Be careful what you wish for — you might get it.
Duck hunters in southernmost Illinois may be thinking exactly that after the last two seasons.
For years, hunters in the lower tier of counties battled their northern neighbors for a later start to the duck season. Although compromises were made over the years, the starting date for duck season never really made everyone happy. That is the nature of compromise.
The rub between hunters, particularly when the state was divided into three zones, was the arrival date of ducks.
Near Vandalia, which was the northern tip of the South Zone in the three-zone alignment, ducks begin arriving in mid-October. Naturally, waterfowlers in that part of the zone wanted an early starting date in order to maximize their hunting.
In the meantime, hunters in the lower tier of counties were adamantly opposed to the early opening. Ducks frequently don’t appear in Alexander County until about mid-November. It’s a simple matter of math and geography — Alexander County is about 150 miles south of Vandalia.
Waterfowlers in the deep South wanted opening day closer to Thanksgiving. That thought made hunters in the northern zone apoplectic. They claimed, with some degree of accuracy, that they frequently iced-out by mid-December.

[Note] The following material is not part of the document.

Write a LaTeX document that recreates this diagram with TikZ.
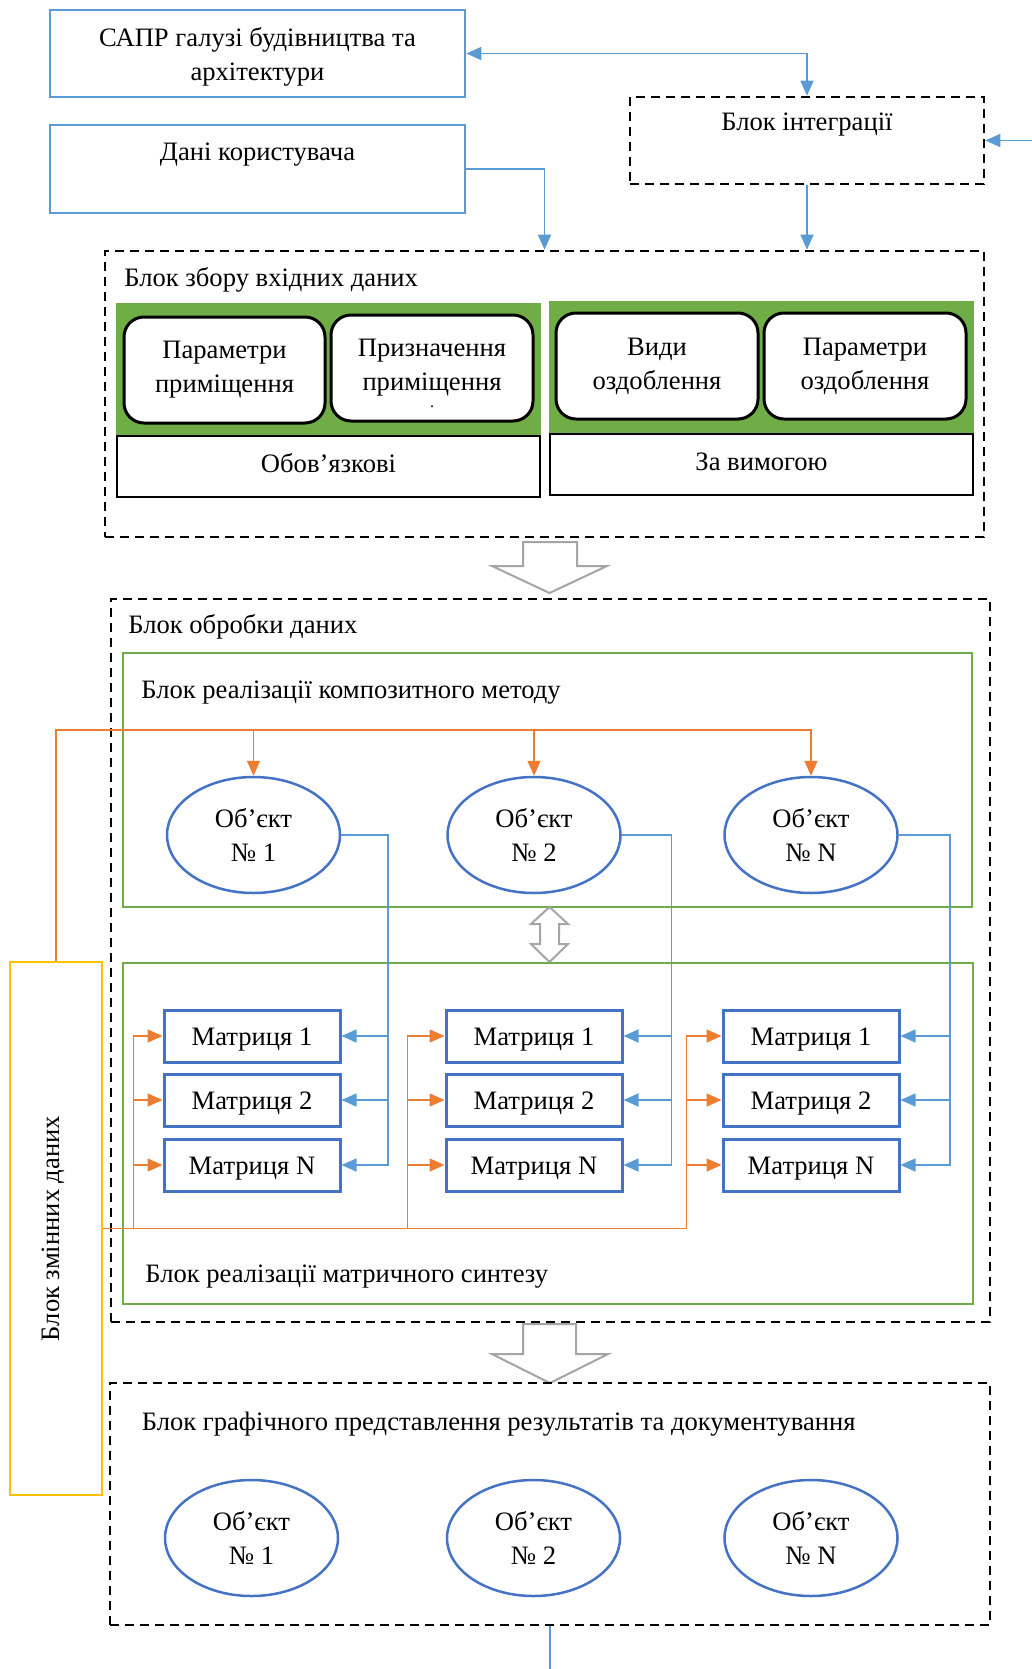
\documentclass[tikz,border=0pt]{standalone}
\usepackage{fontspec}
\setmainfont{Liberation Serif}
\usetikzlibrary{shapes.geometric,arrows.meta}
\definecolor{cBlue}{HTML}{5B9BD5}
\definecolor{cDark}{HTML}{4472C4}
\definecolor{cOrange}{HTML}{ED7D31}
\definecolor{cGreen}{HTML}{70AD47}
\definecolor{cYellow}{HTML}{FFC000}
\definecolor{cGray}{HTML}{A5A5A5}
\tikzset{
 bx/.style={rectangle, inner sep=0pt, align=center},
 bluebox/.style={bx, draw=cBlue, line width=1.25pt},
 dashbox/.style={bx, draw=black, line width=1.25pt, dash pattern=on 4.5pt off 3pt},
 greenpanel/.style={bx, draw=cGreen, fill=cGreen, line width=1pt, minimum width=211.5pt, minimum height=66pt},
 whitebar/.style={bx, draw=black, fill=white, line width=1.25pt, minimum width=211.5pt, minimum height=30.5pt, text height=9pt, text depth=3.2pt},
 roundbox/.style={bx, draw=black, fill=white, line width=1.5pt, rounded corners=10pt, minimum height=53pt},
 greenframe/.style={bx, draw=cGreen, line width=1.25pt},
 yelbox/.style={bx, draw=cYellow, line width=1.25pt},
 obj/.style={ellipse, draw=cDark, line width=1.25pt, inner sep=0pt, minimum width=86.5pt, minimum height=58pt, align=center},
 matr/.style={bx, draw=cDark, line width=1.5pt, minimum width=88pt, minimum height=26pt, text height=10.5pt, text depth=0.6pt},
 bline/.style={draw=cBlue, line width=0.75pt},
 barrow/.style={bline, -{Triangle[length=7.5pt,width=6.5pt]}},
 oline/.style={draw=cOrange, line width=0.75pt},
 oarrow/.style={oline, -{Triangle[length=7.5pt,width=6.5pt]}},
 hollow/.style={draw=cGray, line width=1pt, fill=white, line join=miter},
 title/.style={anchor=west, inner sep=0pt},
}
\begin{document}
\begin{tikzpicture}[x=0.5pt,y=-0.5pt, font=\fontsize{13.3}{17}\selectfont]
\useasboundingbox (0,0) rectangle (1032,1669);

% top blocks
\node[bluebox, minimum width=207.5pt, minimum height=43.5pt, label={[align=center, yshift=-1.5pt]center:САПР галузі будівництва та\\архітектури}] (sapr) at (257.5,53.5) {};
\node[bluebox, minimum width=207.5pt, minimum height=44pt] (dani) at (257.5,169) {};
\node (danit) at (257.5,155) {Дані користувача};
\node[dashbox, minimum width=177pt, minimum height=43.5pt] (integ) at (807,140.5) {};
\node (integt) at (807,125) {Блок інтеграції};

% input block
\node[dashbox, minimum width=439.5pt, minimum height=143pt] (zbir) at (544.5,394) {};
\node[title] (zbirt) at (124,280) {Блок збору вхідних даних};
\node[greenpanel] (gl) at (328.5,370) {};
\node[whitebar] (obov) at (328.5,466.5) {Обов’язкові};
\node[roundbox, minimum width=100.5pt] (r1) at (224.5,370) {Параметри\\приміщення};
\node[roundbox, minimum width=101pt] (r2) at (432,368) {Призначення\\приміщення};
\node[inner sep=0pt, font=\fontsize{8}{8}\selectfont] (r2dot) at (432,407) {.};
\node[greenpanel] (gr) at (761.5,368) {};
\node[whitebar] (vym) at (761.5,464.5) {За вимогою};
\node[roundbox, minimum width=101pt] (r3) at (657,366) {Види\\оздоблення};
\node[roundbox, minimum width=101pt] (r4) at (865,366) {Параметри\\оздоблення};

% connectors top
\coordinate (rin) at (1032,140.5);
\draw[barrow] (rin) -- (integ.east);
\draw[bline, {Triangle[length=7.5pt,width=6.5pt]}-{Triangle[length=7.5pt,width=6.5pt]}] (sapr.east) -| (integ.north);
\draw[barrow] (dani.east) -| (zbir.north);
\draw[barrow] (integ.south) -- (integ.south |- zbir.north);

% hollow arrow 1
\draw[hollow] (523,542) -- (577,542) -- (577,566) -- (607,566) -- (549.5,593) -- (492,566) -- (523,566) -- cycle;

% processing block
\node[dashbox, minimum width=439.5pt, minimum height=361.5pt] (obr) at (550.5,960.5) {};
\node[title] (obrt) at (128,627) {Блок обробки даних};
\node[greenframe, minimum width=424.5pt, minimum height=127pt] (g1) at (547.5,780) {};
\node[title] (g1t) at (141,693) {Блок реалізації композитного методу};
\node[obj] (e1) at (253.5,835) {Об’єкт\\№ 1};
\node[obj] (e2) at (534,835) {Об’єкт\\№ 2};
\node[obj] (e3) at (811,835) {Об’єкт\\№ N};

% double hollow arrow
\draw[hollow] (549.5,907) -- (568,924) -- (559,924) -- (559,944) -- (568,944) -- (549.5,962) -- (531,944) -- (540,944) -- (540,924) -- (531,924) -- cycle;

\node[greenframe, minimum width=425pt, minimum height=170.5pt] (g2) at (548,1133.5) {};
\node[title] (g2t) at (145,1277) {Блок реалізації матричного синтезу};

\node[matr] (m11) at (252,1036) {Матриця 1};
\node[matr] (m12) at (252,1100) {Матриця 2};
\node[matr] (m1N) at (252,1165) {Матриця N};
\node[matr] (m21) at (534,1036) {Матриця 1};
\node[matr] (m22) at (534,1100) {Матриця 2};
\node[matr] (m2N) at (534,1165) {Матриця N};
\node[matr] (m31) at (811,1036) {Матриця 1};
\node[matr] (m32) at (811,1100) {Матриця 2};
\node[matr] (m3N) at (811,1165) {Матриця N};

% yellow block
\node[yelbox, minimum width=46pt, minimum height=266.5pt, label={[rotate=90, yshift=1.5pt]center:Блок змінних даних}] (yel) at (56,1228.5) {};

% blue connectors objects -> matrices
\coordinate (v1) at (388,0);
\coordinate (v2) at (671.5,0);
\coordinate (v3) at (950,0);
\draw[barrow] (e1.east) -| (v1 |- m1N.east) -- (m1N.east);
\draw[barrow] (v1 |- m11.east) -- (m11.east);
\draw[barrow] (v1 |- m12.east) -- (m12.east);
\draw[barrow] (e2.east) -| (v2 |- m2N.east) -- (m2N.east);
\draw[barrow] (v2 |- m21.east) -- (m21.east);
\draw[barrow] (v2 |- m22.east) -- (m22.east);
\draw[barrow] (e3.east) -| (v3 |- m3N.east) -- (m3N.east);
\draw[barrow] (v3 |- m31.east) -- (m31.east);
\draw[barrow] (v3 |- m32.east) -- (m32.east);

% orange connectors
\coordinate (otop) at (56,730);
\draw[oarrow] (yel.north) |- (e3.north |- otop) -- (e3.north);
\draw[oarrow] (e1.north |- otop) -- (e1.north);
\draw[oarrow] (e2.north |- otop) -- (e2.north);
\coordinate (o1) at (133.5,0);
\coordinate (o2) at (407.5,0);
\coordinate (o3) at (686.5,0);
\draw[oline] (yel.east) -- (o3 |- yel.east);
\draw[oarrow] (o1 |- yel.east) |- (m11.west);
\draw[oarrow] (o1 |- m12.west) -- (m12.west);
\draw[oarrow] (o1 |- m1N.west) -- (m1N.west);
\draw[oarrow] (o2 |- yel.east) |- (m21.west);
\draw[oarrow] (o2 |- m22.west) -- (m22.west);
\draw[oarrow] (o2 |- m2N.west) -- (m2N.west);
\draw[oarrow] (o3 |- yel.east) |- (m31.west);
\draw[oarrow] (o3 |- m32.west) -- (m32.west);
\draw[oarrow] (o3 |- m3N.west) -- (m3N.west);

% hollow arrow 2
\draw[hollow] (523,1324) -- (576,1324) -- (576,1354) -- (608,1354) -- (550,1383) -- (492,1354) -- (523,1354) -- cycle;

% output block
\node[dashbox, minimum width=440pt, minimum height=121pt] (graf) at (550,1504) {};
\node[title] (graft) at (141.5,1424) {Блок графічного представлення результатів та документування};
\node[obj] (f1) at (251.5,1538) {Об’єкт\\№ 1};
\node[obj] (f2) at (533.5,1538) {Об’єкт\\№ 2};
\node[obj] (f3) at (811,1538) {Об’єкт\\№ N};
\coordinate (bend) at (550,1669);
\draw[bline] (graf.south) -- (bend);
\end{tikzpicture}
\end{document}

A Thanksgiving opening meant hunters in the northernmost portion of the zone would only be able to hunt about half of the 60-day season.
The Illinois Department of Natural Resources held open meetings prior to waterfowl season to gauge public opinion regarding season dates. The meetings frequently became heated, and as alluded to earlier, no one went home happy.
At the same time, the IDNR was petitioning the U.S. Fish and Wildlife Service for a fourth hunting zone in Illinois. Since the South Zone at that time spanned more than 150 miles, adding a fourth zone made, and still makes, sense.
Finally, a fourth zone was approved in time for the 2011-12 hunting season.
That made everyone happy — at least as happy as waterfowlers ever get. The South Central Zone, which covers the area from Interstate 70 to Route 13, set opening day for early November. Hunters in the deep South got the Thanksgiving day opening they’d been yearning for.
The last two years, that hasn’t worked out too well.
While our winters have remained generally moderate, we’ve had enough intense cold spells to create ice-out conditions.
Even in the southernmost part of the state, hunters have been iced out for up to two weeks this season. That may not seem like much to non-hunters, but taking 14 days from a 60-day season is substantial. With the warm-up late this week, hunters may have squeezed a couple more days out of the season, which ended Saturday.
Don’t look for any movement to change the season. Dates are already set for the next several years. Weather is the major variable in waterfowl season, also the least predictable. And, certainly, hunters have no control over the weather, no matter how many zones there are.